Unlike a lot of Sony Xperia handsets we have used in the past the Sony Xperia S has got to have the best build quality we have ever seen from the manufacturer. However while the specs are top draw on paper (NFC, dual-core 1.5Ghz CPU, 12MP camera), in use the screen and battery life could have been better.
Mind you the Sony Xperia S's build quality could be attributed to its weight (144g) rather than anything else. However there are some nice design touches to go with it.
For example below the 4.3” screen you have a clear see-through plastic bar which showcases the function of each of the Android buttons above. The only negative to say about this is the touch sensitive buttons themselves, in that they are a little fiddly to press without more pressure applied.
You could argue that the premium feel is somewhat let down by the flimsy microUSB and miniHDMI covers which you have to remove in order to gain access to the ports, but at least these prevent dust/debris from getting inside.
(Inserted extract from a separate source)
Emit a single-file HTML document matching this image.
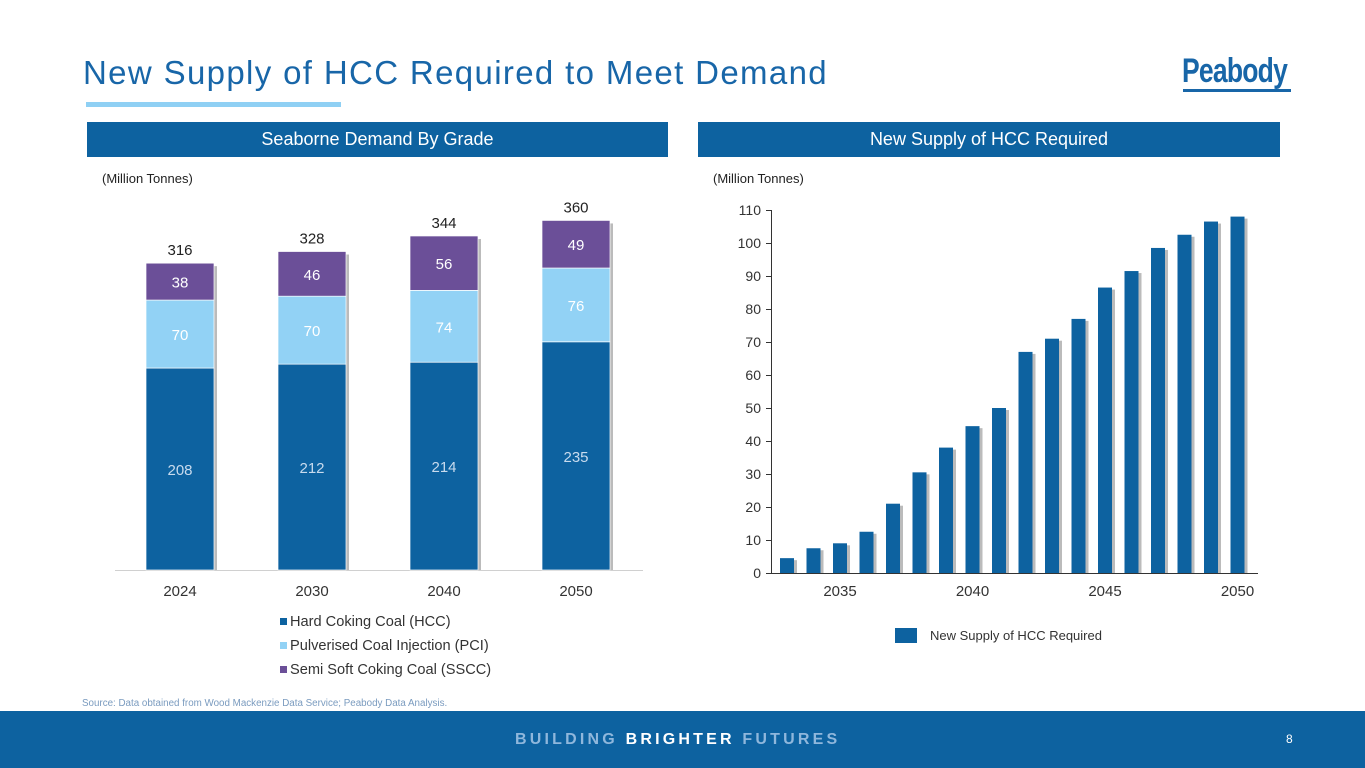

As for the screen, this is adorned with an impressive 720P HD resolution (720 x 1280 pixels) and while this is good on-paper, our feelings to the quality were mixed. For example the screen does suffer from slight overexposure (at higher brightness) - but only when the screen is looked at from certain viewing angles. It also lacks the vibrancy of a Super AMOLED screen, but the colours do have a more natural tone to compensate.
However in terms of on-screen icons, fonts, YouTube videos (in HD) and standard video playback the screen certainly revealed superb detail and the films we watched were definitely enhanced by the propriety BRAVIA Engine.
Our review model only came with Android 2.3 (as Sony had not released the ICS update at the time of testing), so we can’t really go into too much detail about the UI as this will have changed by the time you read this.
However on our review sample Sony did provides a nice batch of software including a music player that has a series of great sound profiles which brought the music to life.
Like a lot of manufactures these days, namely HTC, Sony have omitted the standard microSD card slot, so you will have to rely on the internal storage. Luckily this is pretty reasonable as you get 32GB as standard.
Performance wise the device was also respectable, but despite the dual-core 1.5Ghz CPU Sony have utilised an older Snapdragon chipset. Compare this to the HTC One S (which we reviewed earlier) the Sony’s Vellamo score (a free benchmark program) was 1232, compared to HTC’s 2409. Of course the phone is still no slouch, but what you are getting from this handset is technically out-of-date technology.
Outdoors we have to admit the screen/12MP camera functioned reasonably well. Mind you while the camera shots were good at times there were certainly no outstanding pics (considering this is a 12MP camera), as some of the images could have been more vibrant.
However the camera does have a range of on-board features for enhancing the camera shots, including 3D capturing support.
This option is handled like a panorama shot, so you have to move the camera in a pre-set fashion around your position to take photos. It’s just a pity that you can only view the results back on a 3D compatible TV and not the handset itself.
In terms of battery tests we always leave the phone antenna (plus data) running while setting the backlight to Max.
We then run a video for 2 hours and 15 minutes to gain an idea of how much battery life is left from a full charge.
Unfortunately the Sony's battery life is pretty poor and there was only 52% remaining from the above tests.
For general heavy use involving WiFi streaming, Games and Web Browsing, the phone will certainly require a daily charge. Hopefully the new ICS update will have improved the Battery life but with a 1750mAh battery and such a powerful CPU/hi-res screen you are always going to get a bigger hit.